One was what the Protestant Reformers did. They pared the church calendar way back, marking a handful of particular days that had reference to the life of Christ. Thus we got the five evangelical feast days—Christmas, Good Friday, Easter, Ascension, and Pentecost. Gone was the Feast of the Martyrdom of the Goldfish of St. Denis. There were some intramural disagreements among Protestants about how and how much to pare—Calvin, for example, wanted to anchor Christmas to a Sunday, the way we do with Easter, while some of Cromwell’s men would patrol the streets of London on Christmas Day in order to detect the smell of anybody cooking a Christmas dinner, so’s they could bust them.
Now just as I had a little fun with the Goldfish of St. Denis, so also the friends of an over-stuffed church calendar have had a little merriment and fun with Cromwell’s men and their efforts at pious buzzkill. More about this in a bit.
But whether you were Protestant or not, you still had to deal with the suffocation factor. The Protestant effort had been to make the holidays more like the original holy days, and that meant doing it less, and doing it right. The alternative custom that developed was to grant, with a wink and a nod, certain limited holidays from holiness. Those are the two options. Fewer holy days of holiness, or more holidays from holiness.
This is best illustrated with another event from the swollen and overgrown church calendar, which would be Mardi Gras. This is the period right before Lent, which is a period of abstinence and penitence leading up to Easter. Because of the “giving up” part of Lent, Mardi Gras became the blow-out time, where you got all your sinning in beforehand. Get your sinning done before the deadline. Thus, if you want, as part of your observance of the resurrection of our Lord Jesus from the dead, and I can scarcely believe I am writing this, you can go to New Orleans during Mardi Gras to get glued, screwed, and tattooed. There would appear to be a disconnect somewhere in the thought processes of a whole lotta people.
Holidays from Holiness
But holidays from decency is a deeply embedded human impulse—no less sinful for all that, but it is not an uncommon phenomenon. Given the nature of the case, it comes out in various gaudy ways. The Amish have their “coming of age” rumspringa. The pagan Romans had their Saturnalia, where slaves could pop off at their masters without reprisal, and other social proprieties were greatly loosened or reversed. Something like this also happened in earlier British celebrations of Christmas, where a Lord of Misrule was selected—a sub-deacon or some peasant being selected by lot to preside over a festival of drunkenness and wild carousing. This could also be done under the presidency of a boy bishop. It is the same logic that you might find in a modern day office Christmas party—where stolid corporate types, working shoulder to shoulder for most of the year, decide to use the celebration of the Incarnation as an appropriate time to unleash all their inner lust monkeys. And what all these things have in common is that they grant permission to sin openly, in front of everybody, without consequences.

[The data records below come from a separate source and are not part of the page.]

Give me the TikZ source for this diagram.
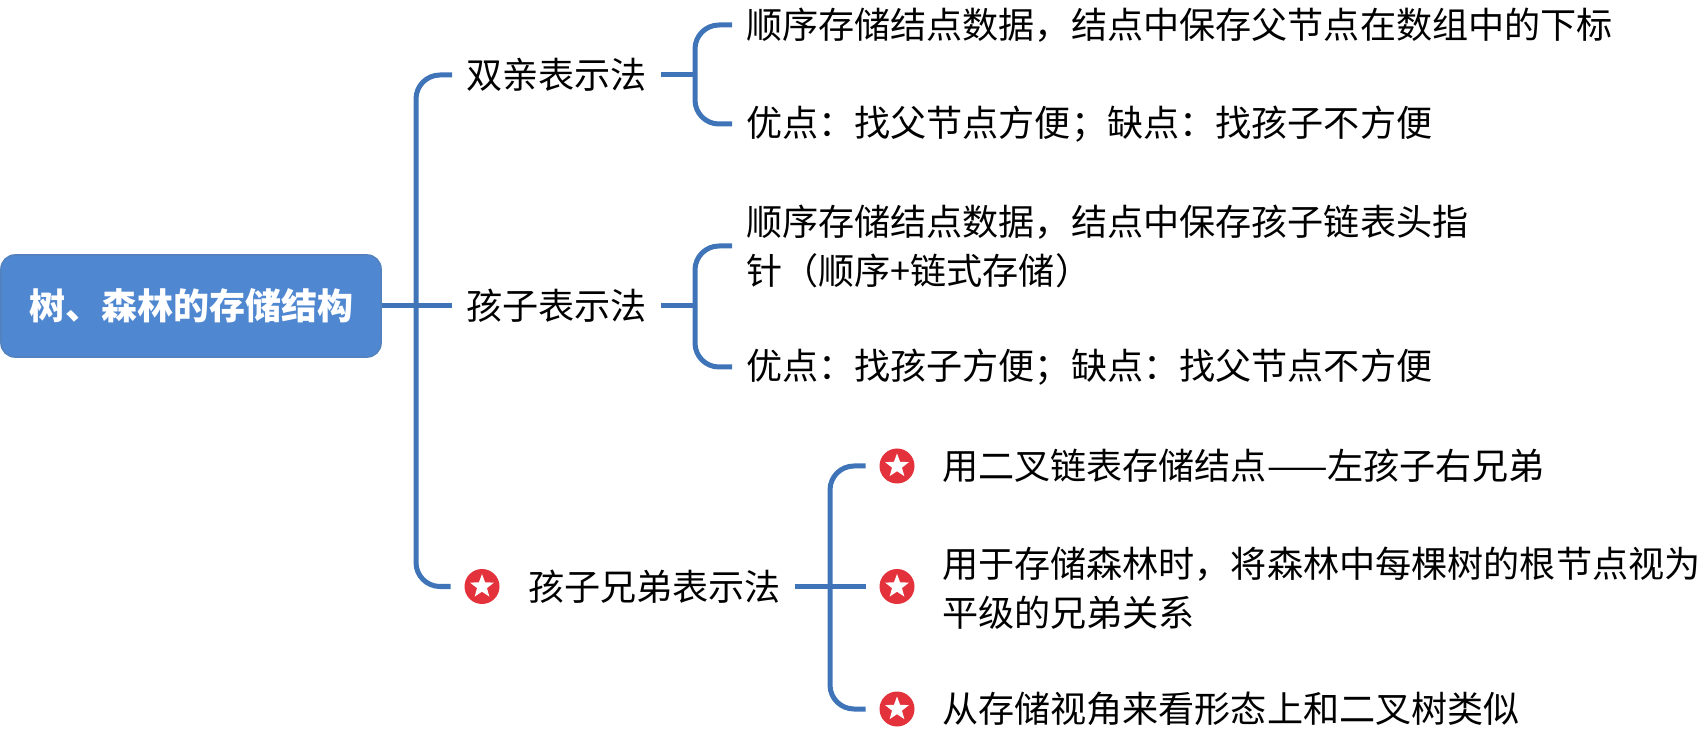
\documentclass[tikz,border=0pt]{standalone}
\usepackage{fontspec}
\setmainfont{Noto Sans CJK SC}
\usetikzlibrary{calc}
\usetikzlibrary{shapes.geometric}
\definecolor{linkblue}{HTML}{3F74B8}
\definecolor{rootblue}{HTML}{5087D1}
\definecolor{starred}{HTML}{E3323B}
\tikzset{
  link/.style={draw=linkblue, line width=2.5pt, rounded corners=12pt},
  rootbox/.style={draw=linkblue!90!white, line width=.8pt, fill=rootblue, rounded corners=7pt, minimum width=190pt, minimum height=51pt, inner sep=0pt, text=white, font=\fontsize{18}{24.5}\selectfont\bfseries},
  txt/.style={anchor=west, inner sep=0pt, outer sep=7pt, align=left, text=black, font=\fontsize{18.06}{24.5}\selectfont},
  badge/.style={circle, fill=starred, minimum size=17.5pt, inner sep=0pt, outer sep=7pt},
  starmark/.style={star, star points=5, star point ratio=2.4, fill=white, minimum size=12.5pt, inner sep=0pt},
}
\begin{document}
\begin{tikzpicture}[x=0.5pt, y=-0.5pt]
\useasboundingbox (0,0) rectangle (1702,731);

\node[rootbox] (root) at (191, 306) {树、森林的存储结构};

\node[txt] (parent) at (452, 75) {双亲表示法};
\node[txt] (child) at (452, 306) {孩子表示法};
\node[badge] (sibstar) at (482, 586.5) {};
\node[starmark] at (sibstar) {};
\node[txt] (sibling) at (514, 586.5) {孩子兄弟表示法};

\node[txt] (p1) at (732, 25) {顺序存储结点数据，结点中保存父节点在数组中的下标};
\node[txt] (p2) at (732, 124) {优点：找父节点方便；缺点：找孩子不方便};
\node[txt] (c1) at (732, 246) {顺序存储结点数据，结点中保存孩子链表头指\\针（顺序+链式存储）};
\node[txt] (c2) at (732, 367) {优点：找孩子方便；缺点：找父节点不方便};

\node[badge] (s1star) at (897, 466) {};
\node[starmark] at (s1star) {};
\node[badge] (s2star) at (897, 586.5) {};
\node[starmark] at (s2star) {};
\node[badge] (s3star) at (897, 709) {};
\node[starmark] at (s3star) {};
\node[txt] (s1) at (928, 466) {用二叉链表存储结点——左孩子右兄弟};
\node[txt] (s2) at (928, 588) {用于存储森林时，将森林中每棵树的根节点视为\\平级的兄弟关系};
\node[txt] (s3) at (928, 709) {从存储视角来看形态上和二叉树类似};

\coordinate (hubroot) at (416, 306);
\coordinate (hubp) at (695, 75);
\coordinate (hubc) at (695, 306);
\coordinate (hubs) at (830, 586.5);

\draw[link] (root.east) -- (child.west);
\draw[link] (hubroot) |- (parent.west);
\draw[link] (hubroot) |- (sibstar.west);

\draw[link] (parent.east) -- (hubp);
\draw[link] (hubp) |- (p1.west);
\draw[link] (hubp) |- (p2.west);

\draw[link] (child.east) -- (hubc);
\draw[link] (hubc) |- (c1.west);
\draw[link] (hubc) |- (c2.west);

\draw[link] (sibling.east) -- (s2star.west);
\draw[link] (hubs) |- (s1star.west);
\draw[link] (hubs) |- (s3star.west);

\end{tikzpicture}
\end{document}
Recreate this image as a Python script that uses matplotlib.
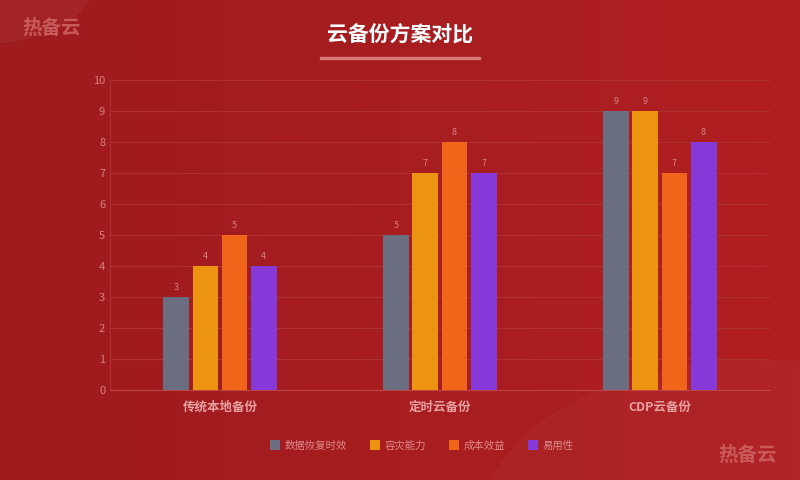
import matplotlib
matplotlib.use("Agg")
import matplotlib.pyplot as plt
import numpy as np
from matplotlib.patches import Circle, Rectangle
from matplotlib.colors import LinearSegmentedColormap

plt.rcParams['font.family'] = ['Noto Sans CJK SC', 'DejaVu Sans']

categories = ['传统本地备份', '定时云备份', 'CDP云备份']
series_names = ['数据恢复时效', '容灾能力', '成本效益', '易用性']
values = [
    [3, 5, 9],
    [4, 7, 9],
    [5, 8, 7],
    [4, 7, 8],
]
colors = ['#6b6e80', '#ec9312', '#f0651a', '#8738d8']
yticks = list(range(0, 11))

fig = plt.figure(figsize=(8, 4.8), dpi=100)
fig.patch.set_facecolor('#a51c1f')
grad = np.linspace(0, 1, 256).reshape(1, -1)
bg = fig.add_axes([0, 0, 1, 1], zorder=-10)
cm = LinearSegmentedColormap.from_list('bg', ['#9e1b1e', '#b01f22'])
bg.imshow(grad, aspect='auto', cmap=cm, extent=[0, 1, 0, 1])
bg.add_patch(Circle((-0.02, 1.05), 0.14, transform=bg.transAxes, color='white', alpha=0.04))
bg.add_patch(Circle((0.95, -0.1), 0.35, transform=bg.transAxes, color='white', alpha=0.025))
bg.set_xlim(0, 1); bg.set_ylim(0, 1); bg.axis('off')

fig.text(0.5, 0.927, '云备份方案对比', ha='center', va='center', color='white', fontsize=15, fontweight='bold')
fig.add_artist(Rectangle((0.4, 0.877), 0.2, 0.005, transform=fig.transFigure, color='#d87a7a'))
fig.text(0.065, 0.942, '热备云', ha='center', va='center', color='#c85a5a', fontsize=14, fontweight='bold')
fig.text(0.935, 0.052, '热备云', ha='center', va='center', color='#c85a5a', fontsize=14, fontweight='bold')

ax = fig.add_axes([0.1375, 0.1875, 0.825, 0.6458])
ax.set_facecolor('none')
x = np.arange(len(categories))
w = 0.118
step = 0.132
for i, (name, vals, c) in enumerate(zip(series_names, values, colors)):
    pos = x + (i - 1.5) * step
    ax.bar(pos, vals, width=w, color=c, label=name, zorder=3)
    for p, v in zip(pos, vals):
        ax.text(p, v + 0.15, str(v), ha='center', va='bottom', fontsize=6.5, color='#d98080')

ax.set_xlim(-0.5, 2.5)
ax.set_ylim(0, 10)
ax.set_yticks(yticks)
ax.grid(axis='y', color='#b03030', linewidth=0.8, zorder=0)
ax.tick_params(axis='y', colors='#d98080', labelsize=8, length=0)
ax.set_xticks(x)
ax.set_xticklabels(categories, fontsize=9, fontweight='bold', color='#e8a0a0')
ax.tick_params(axis='x', length=0, pad=8)
for s in ['top', 'right']:
    ax.spines[s].set_visible(False)
ax.spines['left'].set_color('#b03030')
ax.spines['bottom'].set_color('#c04545')

leg = fig.legend(loc='center', bbox_to_anchor=(0.527, 0.072), ncol=4, frameon=False,
                 fontsize=7.5, handlelength=1.0, handleheight=1.0, columnspacing=2.2,
                 handletextpad=0.4)
for t in leg.get_texts():
    t.set_color('#e08a8a')

fig.savefig('out.png', dpi=100, facecolor=fig.get_facecolor())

Now this was a big part of the background to the Puritan concerns about Christmas. A number of them did have “regulative principle” scruples about marking the day at all, which I do not, but we still have to remember their context. They thought about it the same way I think about Mardi Gras, and for similar reasons. The Puritans were not motivated by the outrage of a Victorian grandfather giving a wooden train and an orange to a ten-year-old boy. That was not their presenting problem because what we might call our “silver bells Hallmark Christmas” did not come into existence until the 19th century. The concern was a bunch of indiscreet and drunken misdeeds at the office party that resulted in nobody in the office being able to look at one another directly until part way into January. That’s what Epiphany was, when you could look people in the eye again.
A Distorted Understanding of Buzzkill
I mentioned the behavior of Cromwell’s men, which has served to make them a stench in the nostrils of fun-lovers everywhere. Unregenerate men loathe killjoys, and I grant that they sometimes have a point, but only up to a point. But Cromwell’s administration, which was sober, judicious and wise, was also a time when persecution was at a low ebb. Except for the lady who was caught cooking a Christmas goose, things were pretty stable. But his Interregnum is frequently compared very unfavorably to the Restoration, in which Charles II was returned to the throne, and “merry old England” came back into her own. But in the reign of Charles II, the reputation of merriment restored was largely undeserved, and it actually underscores how attached people are to their holidays from holiness. They will readily allow great severity against piety so long as there is laxity regarding lust.
That Cromwell’s men would bust up a party is the kind of thing that lives on in infamy, and the fact that Charles II presided over a severe persecution of dissenters is thought to be consistent with some deeper meaning of the word “merry.” He ejected almost 2,000 ministers from their pulpits, punished anyone over the age of 16 for attending a religious meeting that was not conducted according to the Book of Common Prayer, and prohibited any ejected minister from living within five miles of a corporate town or a place where he had previously ministered. The penalties could be draconian. In short, Charles II was not what I would call a merry monarch, at least not counting all the bastards he fathered. Buzzkill is yet another inescapable concept. It is not whether you kill buzz, but rather which buzz you kill.
Bringing It Back to Halloween
And so, the principle for parents at Halloween is that it should not be considered a “time out” from our regular standards of what constitutes godliness. Your kids can dress up as something fun, because that is always lawful. But why on earth would you want them to dress up as something gross or vile or macabre or gruesome or cadaverous or ghastly or morbid? Whatever is pure, Paul said, set your minds on that. Is it lovely? Is it virtuous and just (Phil. 4:8)?
We should of course not object to feasts or festivities, and so we do not. But when it threatens to become a carnival of sin, we object—not to the carnival, but to the sin.
This means that a fall carnival for the kids, with games and candy and costumes, is more than appropriate. And call it whatever you want to, so long as your naming of it does not make kids want to come as a vampire, or a zombie, or a hooker.